§ **RECORD EXCERPTS**:

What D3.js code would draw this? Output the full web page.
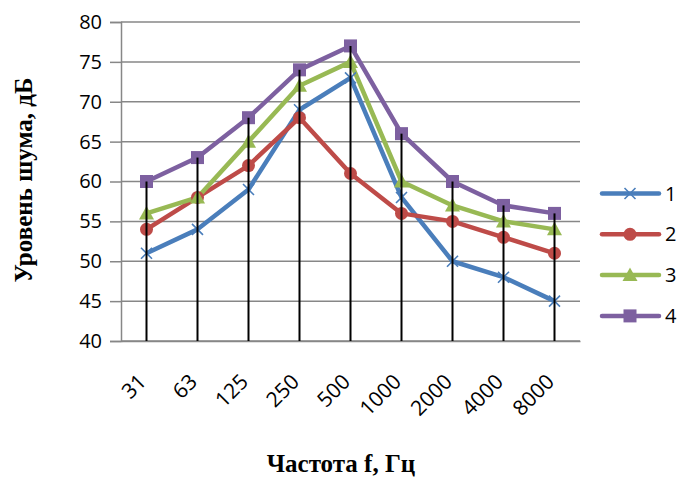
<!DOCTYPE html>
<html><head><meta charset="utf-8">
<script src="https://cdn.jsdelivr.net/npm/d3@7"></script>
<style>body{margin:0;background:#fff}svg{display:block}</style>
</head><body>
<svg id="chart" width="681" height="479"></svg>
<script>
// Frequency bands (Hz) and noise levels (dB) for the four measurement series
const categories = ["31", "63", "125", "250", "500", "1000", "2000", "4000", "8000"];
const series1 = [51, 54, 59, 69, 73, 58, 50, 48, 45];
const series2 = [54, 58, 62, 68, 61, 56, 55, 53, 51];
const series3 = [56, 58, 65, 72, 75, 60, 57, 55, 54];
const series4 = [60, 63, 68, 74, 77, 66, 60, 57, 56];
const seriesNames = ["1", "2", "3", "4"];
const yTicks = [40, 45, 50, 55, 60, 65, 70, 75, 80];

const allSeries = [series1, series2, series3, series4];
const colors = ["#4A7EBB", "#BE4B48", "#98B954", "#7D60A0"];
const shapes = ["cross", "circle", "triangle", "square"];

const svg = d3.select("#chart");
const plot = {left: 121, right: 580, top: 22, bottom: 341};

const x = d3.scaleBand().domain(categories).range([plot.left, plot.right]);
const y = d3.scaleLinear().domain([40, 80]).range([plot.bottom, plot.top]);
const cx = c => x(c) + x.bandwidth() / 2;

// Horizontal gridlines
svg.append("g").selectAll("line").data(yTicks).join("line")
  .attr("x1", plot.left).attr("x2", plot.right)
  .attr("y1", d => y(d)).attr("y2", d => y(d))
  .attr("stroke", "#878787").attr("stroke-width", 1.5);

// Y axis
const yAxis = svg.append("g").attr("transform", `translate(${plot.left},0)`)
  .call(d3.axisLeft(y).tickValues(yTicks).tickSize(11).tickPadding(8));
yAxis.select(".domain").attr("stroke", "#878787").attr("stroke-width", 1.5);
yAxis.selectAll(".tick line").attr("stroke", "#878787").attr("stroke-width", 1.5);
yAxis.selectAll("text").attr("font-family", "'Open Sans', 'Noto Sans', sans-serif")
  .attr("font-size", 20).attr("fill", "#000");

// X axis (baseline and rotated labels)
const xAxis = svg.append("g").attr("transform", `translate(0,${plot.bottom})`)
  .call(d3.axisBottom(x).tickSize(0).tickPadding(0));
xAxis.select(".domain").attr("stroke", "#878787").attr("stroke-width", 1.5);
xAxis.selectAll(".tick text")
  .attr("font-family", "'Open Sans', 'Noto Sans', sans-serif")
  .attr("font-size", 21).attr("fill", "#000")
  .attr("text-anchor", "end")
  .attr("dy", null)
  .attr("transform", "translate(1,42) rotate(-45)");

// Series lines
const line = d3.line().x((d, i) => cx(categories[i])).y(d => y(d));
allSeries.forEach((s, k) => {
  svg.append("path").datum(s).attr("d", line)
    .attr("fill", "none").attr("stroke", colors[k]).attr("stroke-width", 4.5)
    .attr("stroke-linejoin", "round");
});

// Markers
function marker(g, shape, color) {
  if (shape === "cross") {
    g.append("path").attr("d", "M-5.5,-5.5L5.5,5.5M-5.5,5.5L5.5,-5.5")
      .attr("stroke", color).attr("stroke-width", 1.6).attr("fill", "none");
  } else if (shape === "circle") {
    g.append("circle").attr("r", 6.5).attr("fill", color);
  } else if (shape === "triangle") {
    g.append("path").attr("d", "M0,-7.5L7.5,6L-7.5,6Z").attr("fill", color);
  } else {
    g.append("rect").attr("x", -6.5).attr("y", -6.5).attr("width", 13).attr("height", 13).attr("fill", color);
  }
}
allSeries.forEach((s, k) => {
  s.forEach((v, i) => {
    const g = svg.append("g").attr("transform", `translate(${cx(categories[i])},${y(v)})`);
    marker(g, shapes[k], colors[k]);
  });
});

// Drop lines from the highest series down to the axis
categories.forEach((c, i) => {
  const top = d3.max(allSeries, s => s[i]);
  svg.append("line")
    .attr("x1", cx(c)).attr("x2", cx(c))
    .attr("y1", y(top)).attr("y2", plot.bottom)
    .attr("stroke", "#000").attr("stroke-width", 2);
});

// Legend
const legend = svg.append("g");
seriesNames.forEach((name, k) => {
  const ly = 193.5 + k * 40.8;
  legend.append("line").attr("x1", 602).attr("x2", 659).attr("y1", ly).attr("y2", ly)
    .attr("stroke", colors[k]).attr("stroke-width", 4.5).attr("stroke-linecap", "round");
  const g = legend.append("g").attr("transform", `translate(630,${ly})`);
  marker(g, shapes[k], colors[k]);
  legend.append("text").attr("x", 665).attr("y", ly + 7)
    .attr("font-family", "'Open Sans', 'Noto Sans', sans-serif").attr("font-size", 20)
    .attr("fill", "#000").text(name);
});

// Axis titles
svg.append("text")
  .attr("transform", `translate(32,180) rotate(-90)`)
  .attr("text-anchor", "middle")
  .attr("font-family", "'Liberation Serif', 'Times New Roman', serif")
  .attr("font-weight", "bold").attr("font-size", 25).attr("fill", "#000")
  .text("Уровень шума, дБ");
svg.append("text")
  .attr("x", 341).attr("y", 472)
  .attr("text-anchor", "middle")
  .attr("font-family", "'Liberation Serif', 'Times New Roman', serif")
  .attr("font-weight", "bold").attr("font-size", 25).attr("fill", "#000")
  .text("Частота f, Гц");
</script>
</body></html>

==

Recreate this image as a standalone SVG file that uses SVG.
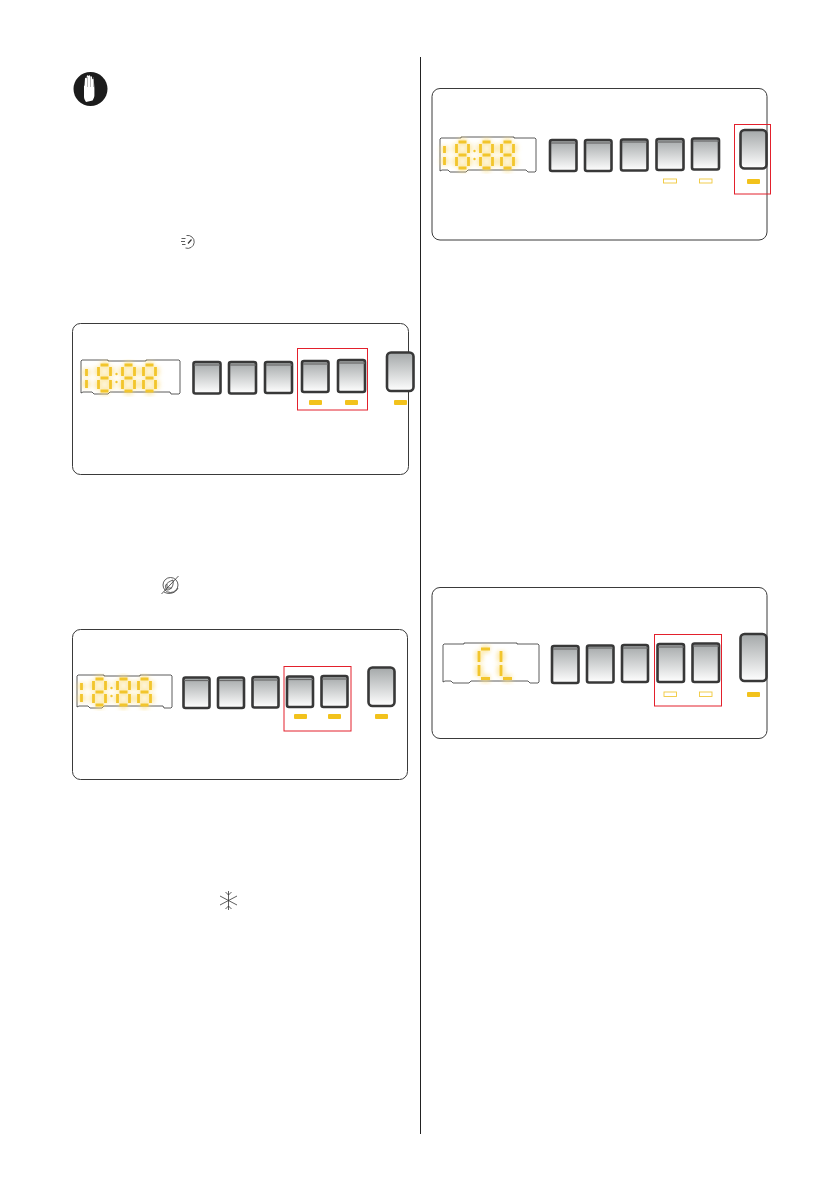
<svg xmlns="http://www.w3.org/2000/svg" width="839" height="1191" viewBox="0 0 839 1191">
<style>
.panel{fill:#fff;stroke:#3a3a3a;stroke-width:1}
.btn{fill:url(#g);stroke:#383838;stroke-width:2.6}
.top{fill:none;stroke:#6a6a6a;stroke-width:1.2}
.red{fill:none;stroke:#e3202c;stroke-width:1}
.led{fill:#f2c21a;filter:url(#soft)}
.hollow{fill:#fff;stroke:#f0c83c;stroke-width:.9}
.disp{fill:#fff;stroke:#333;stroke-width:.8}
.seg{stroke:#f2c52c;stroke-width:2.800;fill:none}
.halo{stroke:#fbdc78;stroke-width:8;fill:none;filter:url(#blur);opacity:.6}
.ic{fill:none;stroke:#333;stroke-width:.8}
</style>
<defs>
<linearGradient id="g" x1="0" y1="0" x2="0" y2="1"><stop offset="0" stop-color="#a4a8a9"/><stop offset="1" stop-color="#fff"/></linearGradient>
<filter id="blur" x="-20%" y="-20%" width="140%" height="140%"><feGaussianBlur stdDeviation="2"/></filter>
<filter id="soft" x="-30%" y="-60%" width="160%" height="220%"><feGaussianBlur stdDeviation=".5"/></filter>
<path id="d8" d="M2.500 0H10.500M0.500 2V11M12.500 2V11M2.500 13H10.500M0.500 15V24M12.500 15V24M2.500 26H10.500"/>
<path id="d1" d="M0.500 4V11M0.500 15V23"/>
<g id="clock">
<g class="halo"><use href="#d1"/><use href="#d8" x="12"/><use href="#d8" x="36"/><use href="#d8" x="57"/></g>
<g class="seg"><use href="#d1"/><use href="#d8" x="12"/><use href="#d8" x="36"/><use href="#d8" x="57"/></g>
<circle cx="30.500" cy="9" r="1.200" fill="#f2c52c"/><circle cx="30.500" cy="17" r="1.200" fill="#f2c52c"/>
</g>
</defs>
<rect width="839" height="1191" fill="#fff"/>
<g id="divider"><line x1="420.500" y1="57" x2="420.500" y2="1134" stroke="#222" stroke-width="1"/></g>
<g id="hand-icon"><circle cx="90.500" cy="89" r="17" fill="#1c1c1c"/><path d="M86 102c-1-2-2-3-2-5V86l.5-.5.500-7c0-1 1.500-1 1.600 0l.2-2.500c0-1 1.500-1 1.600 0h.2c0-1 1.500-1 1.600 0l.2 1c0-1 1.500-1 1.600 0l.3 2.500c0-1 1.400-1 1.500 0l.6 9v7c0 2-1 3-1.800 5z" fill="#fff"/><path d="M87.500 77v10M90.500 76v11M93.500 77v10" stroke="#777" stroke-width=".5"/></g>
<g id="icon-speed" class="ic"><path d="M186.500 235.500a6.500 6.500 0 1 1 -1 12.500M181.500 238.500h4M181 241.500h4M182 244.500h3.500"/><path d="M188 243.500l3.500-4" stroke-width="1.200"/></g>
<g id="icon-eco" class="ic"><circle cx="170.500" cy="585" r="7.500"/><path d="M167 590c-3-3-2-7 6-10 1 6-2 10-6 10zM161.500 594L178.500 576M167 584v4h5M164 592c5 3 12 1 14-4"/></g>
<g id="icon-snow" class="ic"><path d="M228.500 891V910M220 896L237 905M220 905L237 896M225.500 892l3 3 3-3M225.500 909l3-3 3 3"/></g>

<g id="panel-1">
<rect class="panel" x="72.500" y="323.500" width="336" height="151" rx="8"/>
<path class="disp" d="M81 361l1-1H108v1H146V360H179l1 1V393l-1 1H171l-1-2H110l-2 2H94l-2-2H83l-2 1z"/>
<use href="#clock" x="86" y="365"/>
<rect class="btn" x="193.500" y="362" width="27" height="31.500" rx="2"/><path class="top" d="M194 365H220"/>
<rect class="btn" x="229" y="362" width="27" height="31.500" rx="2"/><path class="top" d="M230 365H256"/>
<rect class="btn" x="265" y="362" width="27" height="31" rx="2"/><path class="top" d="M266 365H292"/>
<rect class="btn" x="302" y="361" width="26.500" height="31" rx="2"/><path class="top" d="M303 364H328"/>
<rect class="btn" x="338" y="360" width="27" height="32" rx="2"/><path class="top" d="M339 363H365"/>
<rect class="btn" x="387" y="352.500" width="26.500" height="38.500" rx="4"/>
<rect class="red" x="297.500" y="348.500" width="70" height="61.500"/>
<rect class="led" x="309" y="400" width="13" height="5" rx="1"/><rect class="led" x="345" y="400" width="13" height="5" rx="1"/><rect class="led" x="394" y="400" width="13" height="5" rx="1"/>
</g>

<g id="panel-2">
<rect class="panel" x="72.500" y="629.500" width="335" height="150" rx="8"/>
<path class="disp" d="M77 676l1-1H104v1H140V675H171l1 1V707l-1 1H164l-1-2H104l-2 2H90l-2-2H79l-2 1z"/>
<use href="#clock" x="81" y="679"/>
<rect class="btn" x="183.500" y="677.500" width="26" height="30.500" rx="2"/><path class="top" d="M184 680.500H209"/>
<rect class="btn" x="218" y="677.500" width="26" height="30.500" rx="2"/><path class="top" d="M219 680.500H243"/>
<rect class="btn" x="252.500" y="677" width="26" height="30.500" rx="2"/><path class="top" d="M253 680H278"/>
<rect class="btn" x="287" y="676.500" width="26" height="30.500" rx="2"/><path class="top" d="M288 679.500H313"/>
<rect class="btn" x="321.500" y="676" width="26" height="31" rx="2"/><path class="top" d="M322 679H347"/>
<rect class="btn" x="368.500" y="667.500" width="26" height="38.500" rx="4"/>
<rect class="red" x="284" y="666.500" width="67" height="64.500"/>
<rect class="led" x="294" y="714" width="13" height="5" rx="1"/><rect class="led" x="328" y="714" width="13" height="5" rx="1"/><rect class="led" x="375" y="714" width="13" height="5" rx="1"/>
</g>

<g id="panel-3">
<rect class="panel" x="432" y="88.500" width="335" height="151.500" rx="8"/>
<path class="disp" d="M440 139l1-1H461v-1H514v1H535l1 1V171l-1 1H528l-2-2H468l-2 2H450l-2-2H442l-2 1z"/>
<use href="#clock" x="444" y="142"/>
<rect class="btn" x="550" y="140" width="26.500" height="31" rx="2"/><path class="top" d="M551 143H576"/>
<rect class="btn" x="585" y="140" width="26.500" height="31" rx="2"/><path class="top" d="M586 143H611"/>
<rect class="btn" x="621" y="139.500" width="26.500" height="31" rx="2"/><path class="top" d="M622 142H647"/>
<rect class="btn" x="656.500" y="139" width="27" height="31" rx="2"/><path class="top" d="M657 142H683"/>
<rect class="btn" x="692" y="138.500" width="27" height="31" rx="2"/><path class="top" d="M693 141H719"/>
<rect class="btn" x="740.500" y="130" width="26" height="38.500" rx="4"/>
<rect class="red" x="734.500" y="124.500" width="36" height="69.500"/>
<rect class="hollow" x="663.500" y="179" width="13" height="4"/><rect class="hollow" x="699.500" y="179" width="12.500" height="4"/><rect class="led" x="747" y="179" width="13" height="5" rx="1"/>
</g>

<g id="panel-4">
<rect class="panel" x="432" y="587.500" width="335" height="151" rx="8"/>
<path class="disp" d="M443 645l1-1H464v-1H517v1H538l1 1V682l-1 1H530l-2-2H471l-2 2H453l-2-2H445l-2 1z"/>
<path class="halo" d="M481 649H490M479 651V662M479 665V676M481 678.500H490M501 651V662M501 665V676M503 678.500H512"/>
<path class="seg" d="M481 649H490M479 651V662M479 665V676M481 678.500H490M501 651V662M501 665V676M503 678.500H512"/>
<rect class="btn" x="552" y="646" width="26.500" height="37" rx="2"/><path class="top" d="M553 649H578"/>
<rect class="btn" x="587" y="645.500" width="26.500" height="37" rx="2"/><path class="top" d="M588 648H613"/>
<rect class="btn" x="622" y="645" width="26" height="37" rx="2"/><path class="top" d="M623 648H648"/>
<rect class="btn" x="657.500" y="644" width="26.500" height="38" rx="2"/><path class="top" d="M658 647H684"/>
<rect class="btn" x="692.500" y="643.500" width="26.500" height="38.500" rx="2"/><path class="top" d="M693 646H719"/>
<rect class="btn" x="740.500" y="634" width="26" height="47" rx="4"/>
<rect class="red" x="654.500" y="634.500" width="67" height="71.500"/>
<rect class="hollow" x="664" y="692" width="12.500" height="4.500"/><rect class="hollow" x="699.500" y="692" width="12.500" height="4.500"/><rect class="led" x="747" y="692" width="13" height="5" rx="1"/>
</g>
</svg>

...

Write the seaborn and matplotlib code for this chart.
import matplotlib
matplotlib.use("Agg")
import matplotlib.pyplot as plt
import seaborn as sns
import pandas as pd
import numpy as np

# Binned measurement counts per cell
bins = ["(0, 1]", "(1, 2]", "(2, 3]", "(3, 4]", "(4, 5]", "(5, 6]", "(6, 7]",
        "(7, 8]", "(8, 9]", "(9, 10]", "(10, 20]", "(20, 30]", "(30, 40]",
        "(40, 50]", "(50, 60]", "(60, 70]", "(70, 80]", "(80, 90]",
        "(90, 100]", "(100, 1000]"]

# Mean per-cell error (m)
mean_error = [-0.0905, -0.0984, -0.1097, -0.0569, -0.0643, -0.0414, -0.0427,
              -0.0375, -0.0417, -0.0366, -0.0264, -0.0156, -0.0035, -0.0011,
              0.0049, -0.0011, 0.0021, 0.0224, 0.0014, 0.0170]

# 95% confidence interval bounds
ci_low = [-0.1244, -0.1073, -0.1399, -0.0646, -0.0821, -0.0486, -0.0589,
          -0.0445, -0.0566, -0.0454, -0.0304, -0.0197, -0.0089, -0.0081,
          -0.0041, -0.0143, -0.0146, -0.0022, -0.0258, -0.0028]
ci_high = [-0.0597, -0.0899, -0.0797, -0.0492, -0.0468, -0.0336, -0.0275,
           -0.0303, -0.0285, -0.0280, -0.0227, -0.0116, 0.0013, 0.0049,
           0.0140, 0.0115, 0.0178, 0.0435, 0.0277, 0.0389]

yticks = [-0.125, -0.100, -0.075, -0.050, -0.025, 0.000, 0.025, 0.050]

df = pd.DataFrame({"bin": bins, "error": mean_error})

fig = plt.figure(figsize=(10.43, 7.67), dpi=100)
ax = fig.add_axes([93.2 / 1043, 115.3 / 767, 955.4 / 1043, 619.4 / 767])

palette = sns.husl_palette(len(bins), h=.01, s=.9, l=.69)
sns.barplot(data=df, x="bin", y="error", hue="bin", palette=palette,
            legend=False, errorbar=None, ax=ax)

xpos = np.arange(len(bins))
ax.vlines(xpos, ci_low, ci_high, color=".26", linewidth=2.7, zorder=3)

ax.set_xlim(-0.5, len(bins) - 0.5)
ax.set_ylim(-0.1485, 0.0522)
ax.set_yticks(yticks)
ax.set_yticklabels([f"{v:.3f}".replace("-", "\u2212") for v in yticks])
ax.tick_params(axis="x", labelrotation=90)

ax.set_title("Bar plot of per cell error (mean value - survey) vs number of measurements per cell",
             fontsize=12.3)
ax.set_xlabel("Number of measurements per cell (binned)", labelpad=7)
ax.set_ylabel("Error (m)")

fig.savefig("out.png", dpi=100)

§ **GIVEN PROBLEM**:
Start at the line containing "What D3.js code" and stop at the line containing "70, 75, 80];"; transcribe those lines exactly, skipping pictures.

§ **CORRECT RESPONSE**:
What D3.js code would draw this? Output the full web page.
<!DOCTYPE html>
<html><head><meta charset="utf-8">
<script src="https://cdn.jsdelivr.net/npm/d3@7"></script>
<style>body{margin:0;background:#fff}svg{display:block}</style>
</head><body>
<svg id="chart" width="681" height="479"></svg>
<script>
// Frequency bands (Hz) and noise levels (dB) for the four measurement series
const categories = ["31", "63", "125", "250", "500", "1000", "2000", "4000", "8000"];
const series1 = [51, 54, 59, 69, 73, 58, 50, 48, 45];
const series2 = [54, 58, 62, 68, 61, 56, 55, 53, 51];
const series3 = [56, 58, 65, 72, 75, 60, 57, 55, 54];
const series4 = [60, 63, 68, 74, 77, 66, 60, 57, 56];
const seriesNames = ["1", "2", "3", "4"];
const yTicks = [40, 45, 50, 55, 60, 65, 70, 75, 80];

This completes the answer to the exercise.